- **What to work on**
Transcribe the lines below verbatim, skipping the images.

- **Data extract**

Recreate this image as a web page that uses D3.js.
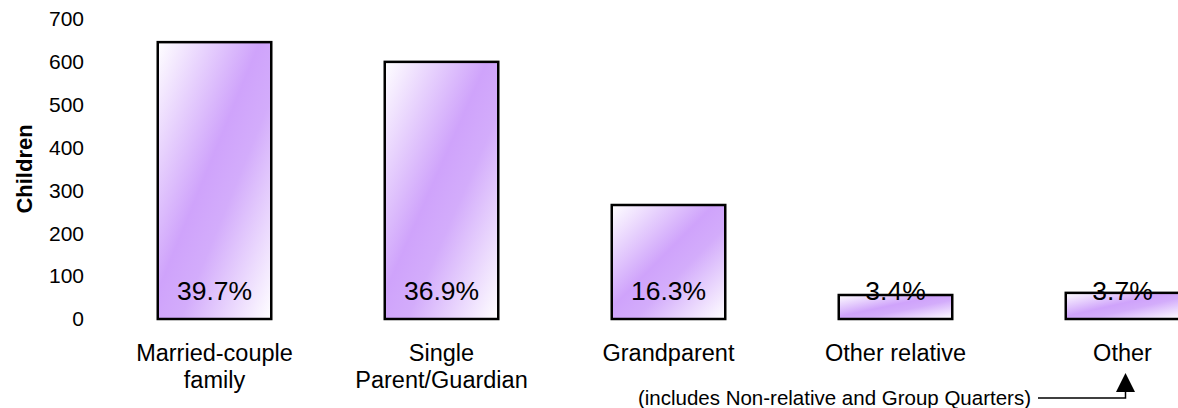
<!DOCTYPE html>
<html>
<head>
<meta charset="utf-8">
<style>
  body { margin: 0; background: #fff; }
  text { font-family: Arial, "Liberation Sans", sans-serif; fill: #000; }
</style>
</head>
<body>
<script src="https://d3js.org/d3.v7.min.js"></script>
<script>
// data
var categories = ["Married-couple family", "Single Parent/Guardian", "Grandparent", "Other relative", "Other"];
var labelLines = [["Married-couple", "family"], ["Single", "Parent/Guardian"], ["Grandparent"], ["Other relative"], ["Other"]];
var children = [646, 600, 266, 56, 61];
var percents = ["39.7%", "36.9%", "16.3%", "3.4%", "3.7%"];
var yTicks = [0, 100, 200, 300, 400, 500, 600, 700];
var noteText = "(includes Non-relative and Group Quarters)";

var width = 1178, height = 408;

var svg = d3.select("body").append("svg")
    .attr("width", width)
    .attr("height", height);

// gradient fill for the bars
var grad = svg.append("defs").append("linearGradient")
    .attr("id", "barFill")
    .attr("x1", 0).attr("y1", 0)
    .attr("x2", 1).attr("y2", 1);
grad.append("stop").attr("offset", "0%").attr("stop-color", "#ffffff");
grad.append("stop").attr("offset", "45%").attr("stop-color", "#cfa3fb");
grad.append("stop").attr("offset", "60%").attr("stop-color", "#d3acfb");
grad.append("stop").attr("offset", "100%").attr("stop-color", "#ffffff");

var x = d3.scaleBand()
    .domain(categories)
    .range([101, 1236])
    .paddingInner(0.5)
    .paddingOuter(0.25);

var y = d3.scaleLinear()
    .domain([0, 700])
    .range([319, 19]);

// y axis (labels only)
var yAxis = d3.axisLeft(y)
    .tickValues(yTicks)
    .tickSize(0)
    .tickPadding(0);

svg.append("g")
    .attr("class", "y axis")
    .attr("transform", "translate(84,0)")
    .call(yAxis)
    .call(function(g) { g.select(".domain").remove(); })
    .selectAll("text")
    .attr("font-family", "Arial, 'Liberation Sans', sans-serif")
    .attr("font-size", 21)
    .attr("fill", "#000");

svg.append("text")
    .attr("transform", "translate(24," + y(350) + ") rotate(-90)")
    .attr("text-anchor", "middle")
    .attr("dy", "0.35em")
    .attr("font-size", 22)
    .attr("font-weight", "bold")
    .text("Children");

// bars
svg.selectAll(".bar")
    .data(categories)
    .enter().append("rect")
    .attr("class", "bar")
    .attr("x", function(d) { return x(d); })
    .attr("y", function(d, i) { return y(children[i]); })
    .attr("width", x.bandwidth())
    .attr("height", function(d, i) { return y(0) - y(children[i]); })
    .style("fill", "url(#barFill)")
    .style("stroke", "#000")
    .style("stroke-width", 2.5);

// percent labels
svg.selectAll(".pct")
    .data(categories)
    .enter().append("text")
    .attr("class", "pct")
    .attr("x", function(d) { return x(d) + x.bandwidth() / 2; })
    .attr("y", 300)
    .attr("text-anchor", "middle")
    .attr("font-size", 26.5)
    .text(function(d, i) { return percents[i]; });

// category labels
var cat = svg.selectAll(".cat")
    .data(categories)
    .enter().append("text")
    .attr("class", "cat")
    .attr("text-anchor", "middle")
    .attr("font-size", 23.5);

cat.selectAll("tspan")
    .data(function(d, i) { return labelLines[i].map(function(t) { return {t: t, c: d}; }); })
    .enter().append("tspan")
    .attr("x", function(d) { return x(d.c) + x.bandwidth() / 2; })
    .attr("y", function(d, j) { return 361 + j * 27; })
    .text(function(d) { return d.t; });

// note with arrow pointing to "Other"
var ax = x("Other") + x.bandwidth() / 2 + 3;
svg.append("text")
    .attr("x", 1031)
    .attr("y", 405)
    .attr("text-anchor", "end")
    .attr("font-size", 20.5)
    .text(noteText);

svg.append("path")
    .attr("d", "M1038,398 H" + ax + " V390")
    .style("fill", "none")
    .style("stroke", "#000")
    .style("stroke-width", 1.5);

svg.append("path")
    .attr("d", "M" + ax + ",373 L" + (ax + 9.5) + ",392 L" + (ax - 9.5) + ",392 Z")
    .style("fill", "#000");
</script>
</body>
</html>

- **Written solution**
Recreate this image as a web page that uses D3.js.
<!DOCTYPE html>
<html>
<head>
<meta charset="utf-8">
<style>
  body { margin: 0; background: #fff; }
  text { font-family: Arial, "Liberation Sans", sans-serif; fill: #000; }
</style>
</head>
<body>
<script src="https://d3js.org/d3.v7.min.js"></script>
<script>
// data
var categories = ["Married-couple family", "Single Parent/Guardian", "Grandparent", "Other relative", "Other"];
var labelLines = [["Married-couple", "family"], ["Single", "Parent/Guardian"], ["Grandparent"], ["Other relative"], ["Other"]];
var children = [646, 600, 266, 56, 61];
var percents = ["39.7%", "36.9%", "16.3%", "3.4%", "3.7%"];
var yTicks = [0, 100, 200, 300, 400, 500, 600, 700];
var noteText = "(includes Non-relative and Group Quarters)";

var width = 1178, height = 408;

var svg = d3.select("body").append("svg")
    .attr("width", width)
    .attr("height", height);

// gradient fill for the bars
var grad = svg.append("defs").append("linearGradient")
    .attr("id", "barFill")
    .attr("x1", 0).attr("y1", 0)
    .attr("x2", 1).attr("y2", 1);
grad.append("stop").attr("offset", "0%").attr("stop-color", "#ffffff");
grad.append("stop").attr("offset", "45%").attr("stop-color", "#cfa3fb");
grad.append("stop").attr("offset", "60%").attr("stop-color", "#d3acfb");
grad.append("stop").attr("offset", "100%").attr("stop-color", "#ffffff");

var x = d3.scaleBand()
    .domain(categories)
    .range([101, 1236])
    .paddingInner(0.5)
    .paddingOuter(0.25);

var y = d3.scaleLinear()
    .domain([0, 700])
    .range([319, 19]);

// y axis (labels only)
var yAxis = d3.axisLeft(y)
    .tickValues(yTicks)
    .tickSize(0)
    .tickPadding(0);

svg.append("g")
    .attr("class", "y axis")
    .attr("transform", "translate(84,0)")
    .call(yAxis)
    .call(function(g) { g.select(".domain").remove(); })
    .selectAll("text")
    .attr("font-family", "Arial, 'Liberation Sans', sans-serif")
    .attr("font-size", 21)
    .attr("fill", "#000");

svg.append("text")
    .attr("transform", "translate(24," + y(350) + ") rotate(-90)")
    .attr("text-anchor", "middle")
    .attr("dy", "0.35em")
    .attr("font-size", 22)
    .attr("font-weight", "bold")
    .text("Children");

// bars
svg.selectAll(".bar")
    .data(categories)
    .enter().append("rect")
    .attr("class", "bar")
    .attr("x", function(d) { return x(d); })
    .attr("y", function(d, i) { return y(children[i]); })
    .attr("width", x.bandwidth())
    .attr("height", function(d, i) { return y(0) - y(children[i]); })
    .style("fill", "url(#barFill)")
    .style("stroke", "#000")
    .style("stroke-width", 2.5);

// percent labels
svg.selectAll(".pct")
    .data(categories)
    .enter().append("text")
    .attr("class", "pct")
    .attr("x", function(d) { return x(d) + x.bandwidth() / 2; })
    .attr("y", 300)
    .attr("text-anchor", "middle")
    .attr("font-size", 26.5)
    .text(function(d, i) { return percents[i]; });

// category labels
var cat = svg.selectAll(".cat")
    .data(categories)
    .enter().append("text")
    .attr("class", "cat")
    .attr("text-anchor", "middle")
    .attr("font-size", 23.5);

cat.selectAll("tspan")
    .data(function(d, i) { return labelLines[i].map(function(t) { return {t: t, c: d}; }); })
    .enter().append("tspan")
    .attr("x", function(d) { return x(d.c) + x.bandwidth() / 2; })
    .attr("y", function(d, j) { return 361 + j * 27; })
    .text(function(d) { return d.t; });

// note with arrow pointing to "Other"
var ax = x("Other") + x.bandwidth() / 2 + 3;
svg.append("text")
    .attr("x", 1031)
    .attr("y", 405)
    .attr("text-anchor", "end")
    .attr("font-size", 20.5)
    .text(noteText);

svg.append("path")
    .attr("d", "M1038,398 H" + ax + " V390")
    .style("fill", "none")
    .style("stroke", "#000")
    .style("stroke-width", 1.5);

svg.append("path")
    .attr("d", "M" + ax + ",373 L" + (ax + 9.5) + ",392 L" + (ax - 9.5) + ",392 Z")
    .style("fill", "#000");
</script>
</body>
</html>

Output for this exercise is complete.